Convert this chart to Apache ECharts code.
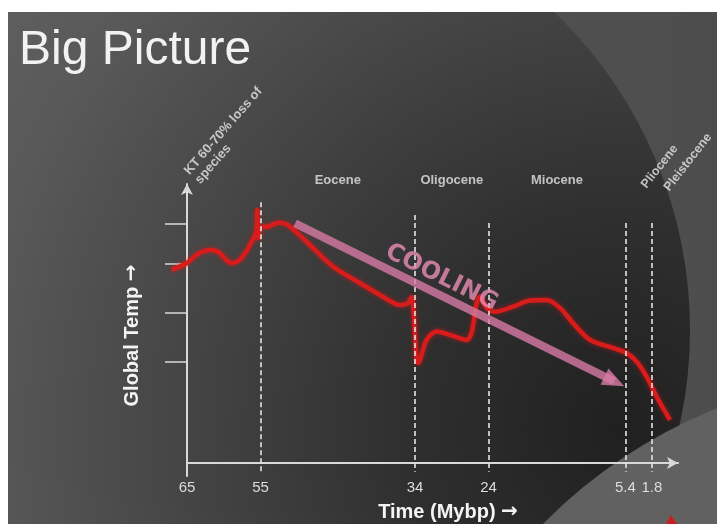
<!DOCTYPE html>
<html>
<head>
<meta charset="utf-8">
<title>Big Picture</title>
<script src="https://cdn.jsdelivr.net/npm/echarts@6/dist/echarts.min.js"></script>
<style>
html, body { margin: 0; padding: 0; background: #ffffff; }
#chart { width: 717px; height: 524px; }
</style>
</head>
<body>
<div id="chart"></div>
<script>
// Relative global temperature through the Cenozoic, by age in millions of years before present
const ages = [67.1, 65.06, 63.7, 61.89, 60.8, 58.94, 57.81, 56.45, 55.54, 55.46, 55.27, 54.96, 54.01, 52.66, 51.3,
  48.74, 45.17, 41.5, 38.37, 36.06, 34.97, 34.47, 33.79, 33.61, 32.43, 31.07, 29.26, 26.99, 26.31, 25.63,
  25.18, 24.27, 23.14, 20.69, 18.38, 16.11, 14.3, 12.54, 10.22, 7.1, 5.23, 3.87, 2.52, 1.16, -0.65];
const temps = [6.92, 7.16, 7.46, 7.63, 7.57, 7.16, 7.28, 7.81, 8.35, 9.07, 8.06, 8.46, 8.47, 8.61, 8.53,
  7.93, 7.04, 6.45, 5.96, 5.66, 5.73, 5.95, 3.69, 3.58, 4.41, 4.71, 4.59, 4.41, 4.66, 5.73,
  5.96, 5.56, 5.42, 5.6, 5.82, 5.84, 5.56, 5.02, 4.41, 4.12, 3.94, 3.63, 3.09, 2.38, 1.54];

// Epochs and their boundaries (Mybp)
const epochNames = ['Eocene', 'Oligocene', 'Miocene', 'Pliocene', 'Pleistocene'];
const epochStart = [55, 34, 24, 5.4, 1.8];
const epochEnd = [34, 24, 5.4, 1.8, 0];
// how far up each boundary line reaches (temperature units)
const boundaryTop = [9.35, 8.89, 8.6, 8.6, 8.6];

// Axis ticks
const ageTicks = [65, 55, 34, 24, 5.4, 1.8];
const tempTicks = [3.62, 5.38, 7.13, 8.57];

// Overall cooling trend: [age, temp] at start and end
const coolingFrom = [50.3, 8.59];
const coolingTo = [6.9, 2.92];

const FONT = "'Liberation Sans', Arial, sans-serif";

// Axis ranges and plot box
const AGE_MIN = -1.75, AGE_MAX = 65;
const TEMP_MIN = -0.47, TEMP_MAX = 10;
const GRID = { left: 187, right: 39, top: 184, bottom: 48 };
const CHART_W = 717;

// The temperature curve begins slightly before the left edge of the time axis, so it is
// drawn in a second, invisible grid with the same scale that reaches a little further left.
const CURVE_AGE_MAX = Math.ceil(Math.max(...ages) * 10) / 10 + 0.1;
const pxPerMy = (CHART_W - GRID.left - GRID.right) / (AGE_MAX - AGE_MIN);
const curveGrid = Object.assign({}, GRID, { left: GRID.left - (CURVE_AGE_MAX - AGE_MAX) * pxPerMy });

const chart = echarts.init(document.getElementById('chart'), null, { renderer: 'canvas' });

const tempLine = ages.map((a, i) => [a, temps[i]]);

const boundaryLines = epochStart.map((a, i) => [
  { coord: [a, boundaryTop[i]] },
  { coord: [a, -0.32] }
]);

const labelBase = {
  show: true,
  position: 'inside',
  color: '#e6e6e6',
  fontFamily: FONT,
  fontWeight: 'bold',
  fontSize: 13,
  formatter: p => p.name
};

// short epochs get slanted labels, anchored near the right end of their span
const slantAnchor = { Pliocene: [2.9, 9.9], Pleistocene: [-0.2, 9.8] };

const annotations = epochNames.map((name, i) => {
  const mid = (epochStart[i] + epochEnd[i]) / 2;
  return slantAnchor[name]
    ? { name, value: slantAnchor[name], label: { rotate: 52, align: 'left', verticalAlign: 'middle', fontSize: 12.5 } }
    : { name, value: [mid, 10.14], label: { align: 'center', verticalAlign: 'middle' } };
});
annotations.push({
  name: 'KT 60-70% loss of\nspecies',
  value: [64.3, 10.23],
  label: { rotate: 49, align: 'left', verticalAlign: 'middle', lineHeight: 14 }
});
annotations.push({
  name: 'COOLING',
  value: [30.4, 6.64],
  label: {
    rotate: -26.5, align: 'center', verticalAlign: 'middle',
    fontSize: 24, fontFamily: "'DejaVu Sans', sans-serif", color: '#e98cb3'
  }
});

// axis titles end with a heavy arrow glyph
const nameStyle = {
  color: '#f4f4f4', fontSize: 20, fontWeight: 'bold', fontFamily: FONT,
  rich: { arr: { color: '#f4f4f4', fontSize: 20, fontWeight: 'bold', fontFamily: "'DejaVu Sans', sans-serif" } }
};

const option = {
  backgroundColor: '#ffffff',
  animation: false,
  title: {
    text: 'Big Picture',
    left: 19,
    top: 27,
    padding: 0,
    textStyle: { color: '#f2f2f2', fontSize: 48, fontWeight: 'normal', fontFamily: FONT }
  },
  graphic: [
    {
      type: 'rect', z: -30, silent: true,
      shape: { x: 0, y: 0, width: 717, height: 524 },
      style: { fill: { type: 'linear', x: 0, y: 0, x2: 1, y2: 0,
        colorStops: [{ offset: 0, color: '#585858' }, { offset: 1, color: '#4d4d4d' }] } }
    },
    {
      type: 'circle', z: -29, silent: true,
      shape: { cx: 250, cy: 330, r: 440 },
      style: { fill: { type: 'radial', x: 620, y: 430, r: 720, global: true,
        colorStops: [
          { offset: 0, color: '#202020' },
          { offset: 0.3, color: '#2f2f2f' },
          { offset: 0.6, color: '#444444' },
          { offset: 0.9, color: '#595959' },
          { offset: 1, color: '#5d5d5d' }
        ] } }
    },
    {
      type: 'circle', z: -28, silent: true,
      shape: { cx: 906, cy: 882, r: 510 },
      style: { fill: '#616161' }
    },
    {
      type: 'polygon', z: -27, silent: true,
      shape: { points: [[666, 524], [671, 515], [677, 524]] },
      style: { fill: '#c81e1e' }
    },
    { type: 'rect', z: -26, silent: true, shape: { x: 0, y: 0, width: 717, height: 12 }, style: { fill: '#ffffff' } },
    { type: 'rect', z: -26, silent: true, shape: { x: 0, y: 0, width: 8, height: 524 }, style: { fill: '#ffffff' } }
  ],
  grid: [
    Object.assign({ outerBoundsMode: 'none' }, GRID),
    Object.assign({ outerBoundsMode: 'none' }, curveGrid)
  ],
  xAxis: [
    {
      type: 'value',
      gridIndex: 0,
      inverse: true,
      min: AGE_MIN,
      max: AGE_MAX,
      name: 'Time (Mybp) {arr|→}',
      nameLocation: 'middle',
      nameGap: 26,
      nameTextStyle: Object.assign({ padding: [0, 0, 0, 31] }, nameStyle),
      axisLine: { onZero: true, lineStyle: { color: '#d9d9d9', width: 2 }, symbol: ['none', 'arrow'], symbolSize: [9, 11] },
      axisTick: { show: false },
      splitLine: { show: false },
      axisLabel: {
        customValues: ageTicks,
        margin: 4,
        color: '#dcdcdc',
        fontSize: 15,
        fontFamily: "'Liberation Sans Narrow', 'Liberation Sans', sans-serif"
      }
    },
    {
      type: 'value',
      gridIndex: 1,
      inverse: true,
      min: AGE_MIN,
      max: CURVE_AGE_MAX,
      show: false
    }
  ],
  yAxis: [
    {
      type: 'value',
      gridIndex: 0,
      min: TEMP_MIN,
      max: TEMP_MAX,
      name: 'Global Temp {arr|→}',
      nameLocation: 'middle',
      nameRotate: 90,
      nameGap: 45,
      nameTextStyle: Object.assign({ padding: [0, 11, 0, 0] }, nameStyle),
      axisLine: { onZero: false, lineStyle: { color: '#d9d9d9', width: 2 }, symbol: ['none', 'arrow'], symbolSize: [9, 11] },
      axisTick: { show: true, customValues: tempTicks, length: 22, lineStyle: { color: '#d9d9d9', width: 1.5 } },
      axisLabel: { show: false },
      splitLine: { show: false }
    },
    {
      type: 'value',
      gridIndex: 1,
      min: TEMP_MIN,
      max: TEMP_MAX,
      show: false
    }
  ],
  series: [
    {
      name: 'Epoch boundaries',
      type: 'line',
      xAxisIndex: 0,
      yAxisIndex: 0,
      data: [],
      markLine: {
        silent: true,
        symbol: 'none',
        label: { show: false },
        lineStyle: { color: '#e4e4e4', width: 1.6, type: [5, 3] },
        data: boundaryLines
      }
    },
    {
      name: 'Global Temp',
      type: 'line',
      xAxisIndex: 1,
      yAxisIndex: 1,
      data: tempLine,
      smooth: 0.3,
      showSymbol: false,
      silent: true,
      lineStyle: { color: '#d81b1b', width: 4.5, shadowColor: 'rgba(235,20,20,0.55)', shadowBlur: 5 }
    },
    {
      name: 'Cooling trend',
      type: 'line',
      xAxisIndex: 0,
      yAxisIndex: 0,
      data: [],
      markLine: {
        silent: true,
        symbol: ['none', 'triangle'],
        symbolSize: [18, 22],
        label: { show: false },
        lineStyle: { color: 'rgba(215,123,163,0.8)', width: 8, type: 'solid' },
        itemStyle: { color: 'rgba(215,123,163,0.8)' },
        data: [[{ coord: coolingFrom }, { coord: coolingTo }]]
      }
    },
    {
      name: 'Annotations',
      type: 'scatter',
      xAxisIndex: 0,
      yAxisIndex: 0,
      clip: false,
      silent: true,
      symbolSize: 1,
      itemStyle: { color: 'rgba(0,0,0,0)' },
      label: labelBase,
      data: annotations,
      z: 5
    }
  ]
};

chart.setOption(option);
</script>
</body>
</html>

§ Objective: Restate the data word for word from its first line through the line with "3.09, 2.38, 1.54];", leaving out any picture along the way.

§ Output for this task:
Convert this chart to Apache ECharts code.
<!DOCTYPE html>
<html>
<head>
<meta charset="utf-8">
<title>Big Picture</title>
<script src="https://cdn.jsdelivr.net/npm/echarts@6/dist/echarts.min.js"></script>
<style>
html, body { margin: 0; padding: 0; background: #ffffff; }
#chart { width: 717px; height: 524px; }
</style>
</head>
<body>
<div id="chart"></div>
<script>
// Relative global temperature through the Cenozoic, by age in millions of years before present
const ages = [67.1, 65.06, 63.7, 61.89, 60.8, 58.94, 57.81, 56.45, 55.54, 55.46, 55.27, 54.96, 54.01, 52.66, 51.3,
  48.74, 45.17, 41.5, 38.37, 36.06, 34.97, 34.47, 33.79, 33.61, 32.43, 31.07, 29.26, 26.99, 26.31, 25.63,
  25.18, 24.27, 23.14, 20.69, 18.38, 16.11, 14.3, 12.54, 10.22, 7.1, 5.23, 3.87, 2.52, 1.16, -0.65];
const temps = [6.92, 7.16, 7.46, 7.63, 7.57, 7.16, 7.28, 7.81, 8.35, 9.07, 8.06, 8.46, 8.47, 8.61, 8.53,
  7.93, 7.04, 6.45, 5.96, 5.66, 5.73, 5.95, 3.69, 3.58, 4.41, 4.71, 4.59, 4.41, 4.66, 5.73,
  5.96, 5.56, 5.42, 5.6, 5.82, 5.84, 5.56, 5.02, 4.41, 4.12, 3.94, 3.63, 3.09, 2.38, 1.54];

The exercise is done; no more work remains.